_SHORT TASK_. The lines from the top of the material through the line with "const footRight = 'Quelle: LSEG" are to be set down exactly. Leave the pictures out.
## begin SUPPLIED INFORMATION
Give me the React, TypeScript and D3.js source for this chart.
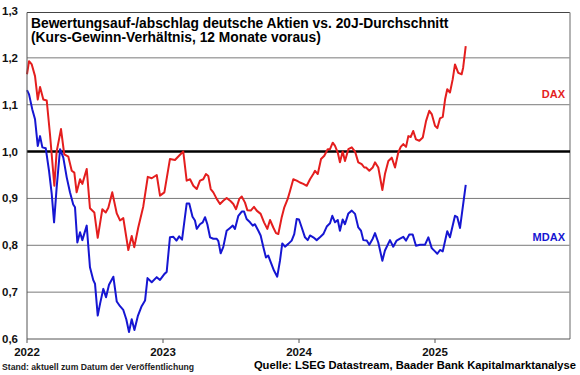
import React from 'react';
import * as d3 from 'd3';

const W = 580;
const H = 375;

const yTicks = [0.6, 0.7, 0.8, 0.9, 1.0, 1.1, 1.2, 1.3];
const yTickLabels = ['0,6', '0,7', '0,8', '0,9', '1,0', '1,1', '1,2', '1,3'];
const xTicks = [2022, 2023, 2024, 2025];

const titleLines = [
  'Bewertungsauf-/abschlag deutsche Aktien vs. 20J-Durchschnitt',
  '(Kurs-Gewinn-Verhältnis, 12 Monate voraus)',
];
const footLeft = 'Stand: aktuell zum Datum der Veröffentlichung';
const footRight = 'Quelle: LSEG Datastream, Baader Bank Kapitalmarktanalyse';

// [decimal year, value]
const dax: [number, number][] = [
  [2022.0, 1.165], [2022.015, 1.193], [2022.035, 1.186], [2022.059, 1.161], [2022.079, 1.111],
  [2022.096, 1.138], [2022.12, 1.111], [2022.145, 1.109], [2022.169, 1.037], [2022.201, 0.927],
  [2022.218, 1.0], [2022.25, 1.048], [2022.274, 0.994], [2022.304, 0.989], [2022.329, 0.959],
  [2022.348, 0.955], [2022.365, 0.913], [2022.39, 0.941], [2022.407, 0.931], [2022.439, 0.963],
  [2022.463, 0.879], [2022.495, 0.87], [2022.52, 0.816], [2022.554, 0.877], [2022.579, 0.87],
  [2022.598, 0.88], [2022.627, 0.913], [2022.66, 0.868], [2022.684, 0.853], [2022.708, 0.858],
  [2022.745, 0.79], [2022.77, 0.82], [2022.789, 0.796], [2022.818, 0.838], [2022.855, 0.883],
  [2022.888, 0.946], [2022.917, 0.943], [2022.954, 0.95], [2022.978, 0.906], [2023.01, 0.913],
  [2023.051, 0.984], [2023.088, 0.982], [2023.118, 0.991], [2023.149, 1.0], [2023.174, 0.938],
  [2023.199, 0.941], [2023.223, 0.927], [2023.248, 0.92], [2023.272, 0.938], [2023.296, 0.941],
  [2023.316, 0.952], [2023.333, 0.948], [2023.351, 0.92], [2023.37, 0.913], [2023.395, 0.899],
  [2023.419, 0.888], [2023.443, 0.895], [2023.468, 0.901], [2023.498, 0.894], [2023.517, 0.888],
  [2023.537, 0.877], [2023.561, 0.899], [2023.579, 0.904], [2023.603, 0.891], [2023.62, 0.875],
  [2023.645, 0.874], [2023.669, 0.882], [2023.689, 0.874], [2023.718, 0.867], [2023.743, 0.849],
  [2023.767, 0.835], [2023.787, 0.854], [2023.811, 0.838], [2023.831, 0.826], [2023.848, 0.824],
  [2023.873, 0.86], [2023.892, 0.881], [2023.917, 0.899], [2023.934, 0.916], [2023.958, 0.941],
  [2023.983, 0.938], [2024.007, 0.934], [2024.032, 0.931], [2024.057, 0.927], [2024.081, 0.941],
  [2024.105, 0.952], [2024.118, 0.959], [2024.138, 0.952], [2024.162, 0.984], [2024.186, 0.991],
  [2024.211, 1.005], [2024.228, 1.005], [2024.248, 1.019], [2024.265, 1.012], [2024.285, 0.998],
  [2024.301, 0.977], [2024.321, 1.0], [2024.338, 0.98], [2024.363, 1.005], [2024.388, 1.009],
  [2024.412, 1.0], [2024.436, 0.977], [2024.461, 0.973], [2024.48, 0.966], [2024.493, 0.966],
  [2024.517, 0.959], [2024.542, 0.966], [2024.559, 0.977], [2024.583, 0.966], [2024.613, 0.918],
  [2024.632, 0.952], [2024.657, 0.98], [2024.682, 0.987], [2024.706, 0.966], [2024.73, 0.998],
  [2024.748, 1.01], [2024.767, 1.016], [2024.787, 1.01], [2024.804, 1.033], [2024.821, 1.031],
  [2024.84, 1.044], [2024.86, 1.026], [2024.885, 1.023], [2024.91, 1.03], [2024.934, 1.065],
  [2024.958, 1.087], [2024.976, 1.08], [2025.0, 1.055], [2025.017, 1.05], [2025.037, 1.071],
  [2025.057, 1.074], [2025.074, 1.111], [2025.09, 1.133], [2025.11, 1.126], [2025.13, 1.154],
  [2025.147, 1.186], [2025.171, 1.168], [2025.196, 1.165], [2025.207, 1.179], [2025.226, 1.225],
];

const mdax: [number, number][] = [
  [2022.0, 1.131], [2022.015, 1.122], [2022.039, 1.09], [2022.059, 1.069], [2022.079, 1.012],
  [2022.096, 1.033], [2022.113, 1.009], [2022.138, 1.007], [2022.162, 0.959], [2022.182, 0.909],
  [2022.199, 0.849], [2022.218, 0.923], [2022.243, 1.005], [2022.267, 0.987], [2022.292, 0.945],
  [2022.316, 0.913], [2022.34, 0.887], [2022.353, 0.881], [2022.37, 0.806], [2022.39, 0.828],
  [2022.407, 0.811], [2022.439, 0.842], [2022.463, 0.753], [2022.488, 0.725], [2022.5, 0.718],
  [2022.52, 0.65], [2022.537, 0.675], [2022.561, 0.707], [2022.581, 0.689], [2022.603, 0.716],
  [2022.635, 0.733], [2022.66, 0.68], [2022.684, 0.67], [2022.708, 0.662], [2022.73, 0.642],
  [2022.75, 0.615], [2022.77, 0.642], [2022.79, 0.619], [2022.816, 0.65], [2022.843, 0.67],
  [2022.868, 0.682], [2022.886, 0.73], [2022.917, 0.721], [2022.954, 0.732], [2022.978, 0.726],
  [2023.011, 0.739], [2023.027, 0.743], [2023.051, 0.817], [2023.076, 0.818], [2023.099, 0.81],
  [2023.119, 0.819], [2023.14, 0.812], [2023.174, 0.889], [2023.193, 0.889], [2023.217, 0.861],
  [2023.235, 0.853], [2023.248, 0.835], [2023.272, 0.845], [2023.292, 0.849], [2023.309, 0.86],
  [2023.326, 0.845], [2023.346, 0.817], [2023.37, 0.814], [2023.395, 0.814], [2023.407, 0.809],
  [2023.424, 0.783], [2023.443, 0.796], [2023.468, 0.831], [2023.493, 0.837], [2023.513, 0.842],
  [2023.529, 0.835], [2023.554, 0.863], [2023.579, 0.872], [2023.596, 0.872], [2023.615, 0.856],
  [2023.64, 0.849], [2023.66, 0.842], [2023.676, 0.845], [2023.701, 0.831], [2023.718, 0.821],
  [2023.738, 0.796], [2023.757, 0.774], [2023.774, 0.778], [2023.792, 0.764], [2023.816, 0.746],
  [2023.84, 0.733], [2023.86, 0.767], [2023.877, 0.804], [2023.897, 0.797], [2023.921, 0.803],
  [2023.946, 0.81], [2023.965, 0.824], [2023.983, 0.856], [2024.0, 0.855], [2024.02, 0.838],
  [2024.044, 0.817], [2024.064, 0.811], [2024.081, 0.821], [2024.105, 0.817], [2024.13, 0.811],
  [2024.154, 0.817], [2024.179, 0.824], [2024.204, 0.84], [2024.228, 0.847], [2024.245, 0.863],
  [2024.265, 0.849], [2024.285, 0.854], [2024.301, 0.831], [2024.321, 0.855], [2024.338, 0.845],
  [2024.363, 0.868], [2024.388, 0.874], [2024.412, 0.867], [2024.436, 0.838], [2024.456, 0.831],
  [2024.473, 0.811], [2024.498, 0.81], [2024.517, 0.801], [2024.542, 0.814], [2024.559, 0.826],
  [2024.583, 0.806], [2024.613, 0.767], [2024.632, 0.789], [2024.669, 0.811], [2024.693, 0.797],
  [2024.718, 0.81], [2024.743, 0.814], [2024.767, 0.818], [2024.787, 0.81], [2024.811, 0.823],
  [2024.836, 0.823], [2024.86, 0.799], [2024.89, 0.801], [2024.926, 0.801], [2024.951, 0.817],
  [2024.976, 0.794], [2025.0, 0.787], [2025.017, 0.782], [2025.037, 0.79], [2025.057, 0.787],
  [2025.09, 0.83], [2025.11, 0.817], [2025.147, 0.863], [2025.164, 0.86], [2025.184, 0.837],
  [2025.226, 0.929],
];

const seriesNames = ['DAX', 'MDAX'];
const seriesColors = ['#e41e1e', '#1616d2'];
const labelValues = [1.122, 0.817];

const FONT = 'Arial, "Liberation Sans", sans-serif';

export default function App() {
  const left = 27;
  const right = 570;
  const top = 11;
  const bottom = 339;

  const x = d3.scaleLinear().domain([2022, 2026]).range([left, 571]);
  const y = d3.scaleLinear().domain([0.6, 1.3]).range([bottom, top]);

  const line = d3
    .line<[number, number]>()
    .x((d) => x(d[0]))
    .y((d) => y(d[1]));

  return (
    <svg
      width={W}
      height={H}
      style={{ position: 'absolute', left: 0, top: 0, display: 'block', background: '#fff' }}
      fontFamily={FONT}
    >
      <rect x={0} y={0} width={W} height={H} fill="#fff" />
      {yTicks
        .filter((t) => t !== 0.6 && t !== 1.0 && t !== 1.3)
        .map((t) => (
          <line key={t} x1={left} x2={right} y1={y(t)} y2={y(t)} stroke="#7a7a7a" strokeWidth={1} />
        ))}
      <line x1={left} x2={right} y1={y(1.3) + 1.5} y2={y(1.3) + 1.5} stroke="#444" strokeWidth={1} />
      <line x1={right} x2={right} y1={y(1.3) + 1.5} y2={bottom} stroke="#9a9a9a" strokeWidth={1.5} />
      <line x1={left} x2={right} y1={y(1.0)} y2={y(1.0)} stroke="#000" strokeWidth={2.5} />
      {[dax, mdax].map((s, i) => (
        <path key={i} d={line(s) || ''} fill="none" stroke={seriesColors[i]} strokeWidth={2} strokeLinejoin="round" />
      ))}
      <line x1={left} x2={left} y1={y(1.3) + 1.5} y2={bottom} stroke="#555" strokeWidth={1} />
      <line x1={left} x2={right} y1={bottom} y2={bottom} stroke="#555" strokeWidth={1} />
      {xTicks.map((t) => (
        <g key={t}>
          <line x1={x(t)} x2={x(t)} y1={bottom} y2={bottom + 4} stroke="#555" strokeWidth={1} />
          <text x={x(t)} y={356} textAnchor="middle" fontSize={11.5} fontWeight="bold" fill="#111">
            {t}
          </text>
        </g>
      ))}
      {yTicks.map((t, i) => (
        <text key={t} x={18} y={y(t) + 4} textAnchor="end" fontSize={11.5} fontWeight="bold" fill="#111">
          {yTickLabels[i]}
        </text>
      ))}
      <text fontSize={13.8} fontWeight="bold" fill="#000">
        {titleLines.map((t, i) => (
          <tspan key={i} x={31} y={27.5 + i * 14.5}>
            {t}
          </tspan>
        ))}
      </text>
      {seriesNames.map((n, i) => (
        <text key={n} x={565} y={y(labelValues[i]) + 4} textAnchor="end" fontSize={11} fontWeight="bold" fill={seriesColors[i]}>
          {n}
        </text>
      ))}
      <text x={2} y={370} fontSize={9.5} fontWeight="bold" fill="#222" textLength={192} lengthAdjust="spacingAndGlyphs">
        {footLeft}
      </text>
      <text x={576} y={369} textAnchor="end" fontSize={11.2} fontWeight="bold" fill="#000">
        {footRight}
      </text>
    </svg>
  );
}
## end SUPPLIED INFORMATION
_FINISHED ANSWER_.
Give me the React, TypeScript and D3.js source for this chart.
import React from 'react';
import * as d3 from 'd3';

const W = 580;
const H = 375;

const yTicks = [0.6, 0.7, 0.8, 0.9, 1.0, 1.1, 1.2, 1.3];
const yTickLabels = ['0,6', '0,7', '0,8', '0,9', '1,0', '1,1', '1,2', '1,3'];
const xTicks = [2022, 2023, 2024, 2025];

const titleLines = [
  'Bewertungsauf-/abschlag deutsche Aktien vs. 20J-Durchschnitt',
  '(Kurs-Gewinn-Verhältnis, 12 Monate voraus)',
];
const footLeft = 'Stand: aktuell zum Datum der Veröffentlichung';
const footRight = 'Quelle: LSEG Datastream, Baader Bank Kapitalmarktanalyse';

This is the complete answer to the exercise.